Elephant Rocks golf course paid in full

Course breaks even last season, city officials look to turn a profit with new managment

WILLIAMS, Ariz. - The city of Williams paid off a bond used to pay for work at Elephant Rocks Golf Course at the beginning of this month.

City Manager Brandon Buchanan said he hopes the golf course can start making a profit now that the bond is paid off.

The 2002 Municipal Development Authority Bond was for $5.5 million. In addition to construction on the golf course, money from the bond also went to the general fund, electric system, water and sanitation departments.

In fiscal year 2012/2013, the budget to maintain the course and the revenue the course generated both totalled $539,000.

Part of the budget for the golf course comes from the Bed, Board and Booze (BBB) fund since the golf course is a recreation facility.

"That's part of what we're trying to get away from with trying to increase revenues up there to make it self-sustaining out there," Buchanan said.

While the golf course receives less money from the BBB fund than in the past, Buchanan said in the future he hopes the course doesn't require any BBB money.

"Just breaking even isn't sufficient anymore," Buchanan said.

The city will soon need to replace some of the equipment used to maintain the course - one of the reasons it is important for the golf course to make a profit.

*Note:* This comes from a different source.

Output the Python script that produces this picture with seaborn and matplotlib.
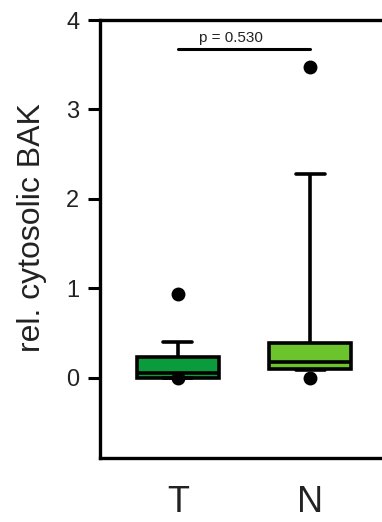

Buchanan said some of the possibilities for other revenue sources at the golf course include having more business meetings and weddings.

"Just because it's a golf course doesn't mean the only thing we have to do there is play golf," he said. "I'm not taking anything off the table right now. I'd like to talk about all the different options."

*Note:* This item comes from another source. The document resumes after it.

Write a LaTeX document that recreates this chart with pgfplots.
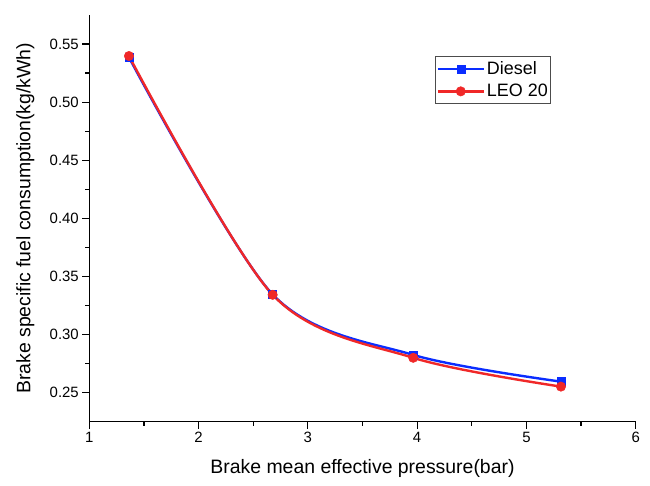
\documentclass[border=0pt]{standalone}
\usepackage{fontspec}
\setmainfont{Liberation Sans}
\usepackage{pgfplots}
\pgfplotsset{compat=1.18}
\definecolor{cblue}{RGB}{10,45,255}
\definecolor{cred}{RGB}{240,40,40}
\begin{document}
\begin{tikzpicture}
\useasboundingbox[fill=white] (-89.3bp,-64.3bp) rectangle (560.7bp,421.7bp);
\begin{axis}[
  scale only axis, width=546.4bp, height=406.7bp,
  xmin=1, xmax=6, ymin=0.225, ymax=0.575,
  axis lines*=left,
  hide obscured x ticks=false, hide obscured y ticks=false,
  axis line style={line width=1.2bp, black},
  xtick={1,2,3,4,5,6},
  ytick={0.25,0.3,0.35,0.4,0.45,0.5,0.55},
  minor x tick num=1, minor y tick num=1,
  tick align=outside,
  major tick length=7bp, minor tick length=4bp,
  tick style={black, line width=1.2bp},
  /pgf/number format/assume math mode=true,
  yticklabel style={/pgf/number format/fixed, /pgf/number format/fixed zerofill, /pgf/number format/precision=2},
  ticklabel style={font=\fontsize{15}{18}\selectfont},
  xlabel={Brake mean effective pressure(bar)},
  ylabel={Brake specific fuel consumption(kg/kWh)},
  label style={font=\fontsize{19.5}{23}\selectfont},
  xlabel style={at={([yshift=-47bp]axis description cs:0.5,0)}, anchor=center},
  ylabel style={at={([xshift=-64bp]axis description cs:0,0.5)}, anchor=center},
  legend style={at={(0.633,0.898)}, anchor=north west, draw=black!70, line width=0.8bp,
    font=\fontsize{18}{21}\selectfont, inner xsep=1bp, inner ysep=3bp, row sep=4bp},
  legend cell align=left,
  legend image code/.code={\draw[mark repeat=2,mark phase=2,#1, line width=2.4bp] plot coordinates {(0bp,0bp) (23bp,0bp) (46bp,0bp)};},
]
\addplot+[smooth, cblue, line width=2.4bp, mark=square*, mark size=4bp, mark options={solid, fill=cblue, draw=cblue, line width=0.5bp}]
  coordinates {(1.363,0.5385) (2.678,0.3345) (3.964,0.2825) (5.316,0.2595)};
\addlegendentry{Diesel}
\addplot+[smooth, cred, line width=2.4bp, mark=*, mark size=4.7bp, mark options={solid, fill=cred, draw=cred, line width=0.5bp}]
  coordinates {(1.363,0.5397) (2.678,0.3342) (3.964,0.2800) (5.316,0.2552)};
\addlegendentry{LEO 20}
\end{axis}
\end{tikzpicture}
\end{document}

Buchanan said he hopes the new golf course manager can help promote the course. The council voted to terminate the management contract with Brent Redman at its Dec. 13 meeting because council members felt Redman failed to maximize revenue.

Gioia Goodrum, president of the Williams-Grand Canyon Chamber of Commerce, said the chamber and Redman worked together to market the course.

Goodrum says the chamber promotes the city of Williams as a whole, rather than the golf course specifically.

"The golfing is only part of coming to this destination, and we want to show that Williams is a destination," she said.

Golfers played 14,000 rounds at Elephant Rocks during last year's golf season, which typically lasts from March to November, depending on the weather.

Three city staffers maintain the course, with more during the busy season. Marty Yerian, the superintendent of the golf course, has worked there for 23 years.

Course history

Elephant Rocks wasn't always the 18-hole championship course golfers know today.

People first started golfing at the course in the 1920s with the formation of Williams Country Club. The course was originally nine holes.

The country club owned part of the land for the golf course and leased part of it from the U.S. Forest Service as part of a recreational use permit. Railway workers completed the clubhouse in 1932, according to the course's website.

Don Dent, owner of Farm Bureau Insurance and Williams City Council member, has been golfing at the course since about 1965.

At that time, the original nine holes had oiled sand greens.

"You mixed the oil with the sand so that the sand had enough texture to it so it didn't blow away when the wind blew," Dent said. "The fairways were natural, they were not watered at all. So whatever weeds or whatever grew naturally that's what was mowed down to make it look as much like a golf course as you could compared to what they are today."

Dent said this type of course was fairly common at that time.

"Once other courses up here started getting grass on them, then the popularity of the older courses with sand and cottonseed greens went away and people could go within a day's drive and go play golf on a grass golf course," he said. "So this either needed to be developed or closed down, one or the other."

At that time, Williams Country Club members gave the agreement for the golf course property to the city at no cost, Dent said.

"(The country club members) didn't have the resources to develop it, but they also realized if the city would develop it it would become an attraction for the city, which it has," he said.

Gary Panks redesigned the original nine holes, which reopened in 1990. The redesign included the installation of an effluent water line to water the course, Dent said.

"He just added obviously the water hazards, which needed to go in in order to have a place to store the water, he added some contouring, some mounding, sand traps, those type of things to what was existing and already there," Dent said.

It was at this time that city officials named the course "Elephant Rocks" after the large lava rocks that resemble elephants at the entry to the course, according to the course's website.

In 2000, construction started on an additional nine holes, which Panks also designed. The second nine holes were built on land in the Highland Meadows subdivision.

"The developer gave the property to the city in exchange for the city putting the golf course on it," Dent said.

A new conference center opened across from the first tee in May 2005. The 4,000 square foot pavilion can accomodate between 200 and 300 people.

The January/February 2013 issue of Highroads magazine named Elephant Rocks one of "Arizona's Hidden Golf Gems."

"It's become a very beautiful golf course that's I think well used by community members and guests alike," Dent said.